** Begin **

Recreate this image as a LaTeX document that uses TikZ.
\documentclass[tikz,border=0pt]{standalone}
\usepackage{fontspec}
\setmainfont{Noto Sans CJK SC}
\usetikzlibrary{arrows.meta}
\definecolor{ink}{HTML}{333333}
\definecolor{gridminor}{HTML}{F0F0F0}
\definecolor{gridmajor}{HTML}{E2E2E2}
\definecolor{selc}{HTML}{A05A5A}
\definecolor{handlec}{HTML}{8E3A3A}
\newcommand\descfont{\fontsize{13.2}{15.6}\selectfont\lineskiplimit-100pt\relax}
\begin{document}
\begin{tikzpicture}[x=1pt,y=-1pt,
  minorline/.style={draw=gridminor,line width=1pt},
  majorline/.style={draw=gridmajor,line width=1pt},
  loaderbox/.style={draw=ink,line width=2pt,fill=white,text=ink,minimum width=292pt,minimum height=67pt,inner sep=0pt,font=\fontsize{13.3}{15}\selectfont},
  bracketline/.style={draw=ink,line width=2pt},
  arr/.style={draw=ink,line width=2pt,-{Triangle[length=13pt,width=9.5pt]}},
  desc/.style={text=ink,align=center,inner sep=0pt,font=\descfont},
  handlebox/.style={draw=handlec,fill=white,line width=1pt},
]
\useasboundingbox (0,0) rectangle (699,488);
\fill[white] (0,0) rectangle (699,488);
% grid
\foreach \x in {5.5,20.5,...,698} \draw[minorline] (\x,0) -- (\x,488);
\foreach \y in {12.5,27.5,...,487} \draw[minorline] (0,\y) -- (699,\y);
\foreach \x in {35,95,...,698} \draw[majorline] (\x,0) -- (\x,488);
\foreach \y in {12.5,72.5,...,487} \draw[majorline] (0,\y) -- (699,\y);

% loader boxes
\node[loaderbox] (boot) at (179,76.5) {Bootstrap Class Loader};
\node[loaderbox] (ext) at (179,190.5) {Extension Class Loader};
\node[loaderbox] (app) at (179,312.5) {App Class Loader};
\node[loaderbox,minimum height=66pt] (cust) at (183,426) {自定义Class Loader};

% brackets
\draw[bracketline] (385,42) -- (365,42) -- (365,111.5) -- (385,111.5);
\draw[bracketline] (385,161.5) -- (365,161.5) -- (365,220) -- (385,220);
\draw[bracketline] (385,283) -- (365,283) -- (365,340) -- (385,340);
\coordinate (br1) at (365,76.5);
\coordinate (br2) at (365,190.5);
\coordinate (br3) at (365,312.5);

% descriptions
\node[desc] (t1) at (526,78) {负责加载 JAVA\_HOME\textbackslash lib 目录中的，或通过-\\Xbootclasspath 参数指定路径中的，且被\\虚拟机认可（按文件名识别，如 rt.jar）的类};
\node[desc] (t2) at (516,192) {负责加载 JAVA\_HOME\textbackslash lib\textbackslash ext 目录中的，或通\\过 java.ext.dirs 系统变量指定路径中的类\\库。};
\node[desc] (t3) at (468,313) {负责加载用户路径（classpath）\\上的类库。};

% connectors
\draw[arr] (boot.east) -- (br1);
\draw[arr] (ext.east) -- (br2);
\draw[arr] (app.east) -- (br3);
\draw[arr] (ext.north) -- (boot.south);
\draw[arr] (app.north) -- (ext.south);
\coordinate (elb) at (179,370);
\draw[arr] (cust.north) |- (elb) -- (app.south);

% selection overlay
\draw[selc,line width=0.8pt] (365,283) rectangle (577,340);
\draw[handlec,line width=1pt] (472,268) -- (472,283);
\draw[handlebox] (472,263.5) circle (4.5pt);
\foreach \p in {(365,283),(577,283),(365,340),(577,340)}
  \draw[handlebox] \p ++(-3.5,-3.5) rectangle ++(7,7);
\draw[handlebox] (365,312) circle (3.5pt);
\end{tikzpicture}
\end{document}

** End **
** Begin **

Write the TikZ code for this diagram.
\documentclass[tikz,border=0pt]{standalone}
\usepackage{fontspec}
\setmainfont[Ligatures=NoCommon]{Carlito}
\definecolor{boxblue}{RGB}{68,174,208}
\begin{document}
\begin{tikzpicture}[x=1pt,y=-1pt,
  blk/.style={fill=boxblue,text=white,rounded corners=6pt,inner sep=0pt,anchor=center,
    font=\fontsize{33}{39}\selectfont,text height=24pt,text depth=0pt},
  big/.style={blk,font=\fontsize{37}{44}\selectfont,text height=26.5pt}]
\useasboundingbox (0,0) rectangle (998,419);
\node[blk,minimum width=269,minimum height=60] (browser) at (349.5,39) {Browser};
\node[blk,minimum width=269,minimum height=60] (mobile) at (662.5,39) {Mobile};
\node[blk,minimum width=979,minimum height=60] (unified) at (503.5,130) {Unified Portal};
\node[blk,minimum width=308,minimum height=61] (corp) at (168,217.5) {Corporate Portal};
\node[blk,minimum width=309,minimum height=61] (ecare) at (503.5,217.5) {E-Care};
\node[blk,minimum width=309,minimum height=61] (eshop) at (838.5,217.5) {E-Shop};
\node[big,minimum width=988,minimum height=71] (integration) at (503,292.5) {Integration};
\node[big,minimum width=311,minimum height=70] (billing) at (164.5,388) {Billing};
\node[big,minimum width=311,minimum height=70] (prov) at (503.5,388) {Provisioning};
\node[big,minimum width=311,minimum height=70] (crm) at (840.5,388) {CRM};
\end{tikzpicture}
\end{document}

** End **

WHAT YOU ARE ASKED TO DO ->
Give back, word for word, only the lines above from the line holding "Recreate this image" to the line holding "height=66pt] (cust) at", both included.

WRITTEN RESPONSE ->
Recreate this image as a LaTeX document that uses TikZ.
\documentclass[tikz,border=0pt]{standalone}
\usepackage{fontspec}
\setmainfont{Noto Sans CJK SC}
\usetikzlibrary{arrows.meta}
\definecolor{ink}{HTML}{333333}
\definecolor{gridminor}{HTML}{F0F0F0}
\definecolor{gridmajor}{HTML}{E2E2E2}
\definecolor{selc}{HTML}{A05A5A}
\definecolor{handlec}{HTML}{8E3A3A}
\newcommand\descfont{\fontsize{13.2}{15.6}\selectfont\lineskiplimit-100pt\relax}
\begin{document}
\begin{tikzpicture}[x=1pt,y=-1pt,
  minorline/.style={draw=gridminor,line width=1pt},
  majorline/.style={draw=gridmajor,line width=1pt},
  loaderbox/.style={draw=ink,line width=2pt,fill=white,text=ink,minimum width=292pt,minimum height=67pt,inner sep=0pt,font=\fontsize{13.3}{15}\selectfont},
  bracketline/.style={draw=ink,line width=2pt},
  arr/.style={draw=ink,line width=2pt,-{Triangle[length=13pt,width=9.5pt]}},
  desc/.style={text=ink,align=center,inner sep=0pt,font=\descfont},
  handlebox/.style={draw=handlec,fill=white,line width=1pt},
]
\useasboundingbox (0,0) rectangle (699,488);
\fill[white] (0,0) rectangle (699,488);
% grid
\foreach \x in {5.5,20.5,...,698} \draw[minorline] (\x,0) -- (\x,488);
\foreach \y in {12.5,27.5,...,487} \draw[minorline] (0,\y) -- (699,\y);
\foreach \x in {35,95,...,698} \draw[majorline] (\x,0) -- (\x,488);
\foreach \y in {12.5,72.5,...,487} \draw[majorline] (0,\y) -- (699,\y);

% loader boxes
\node[loaderbox] (boot) at (179,76.5) {Bootstrap Class Loader};
\node[loaderbox] (ext) at (179,190.5) {Extension Class Loader};
\node[loaderbox] (app) at (179,312.5) {App Class Loader};
\node[loaderbox,minimum height=66pt] (cust) at (183,426) {自定义Class Loader};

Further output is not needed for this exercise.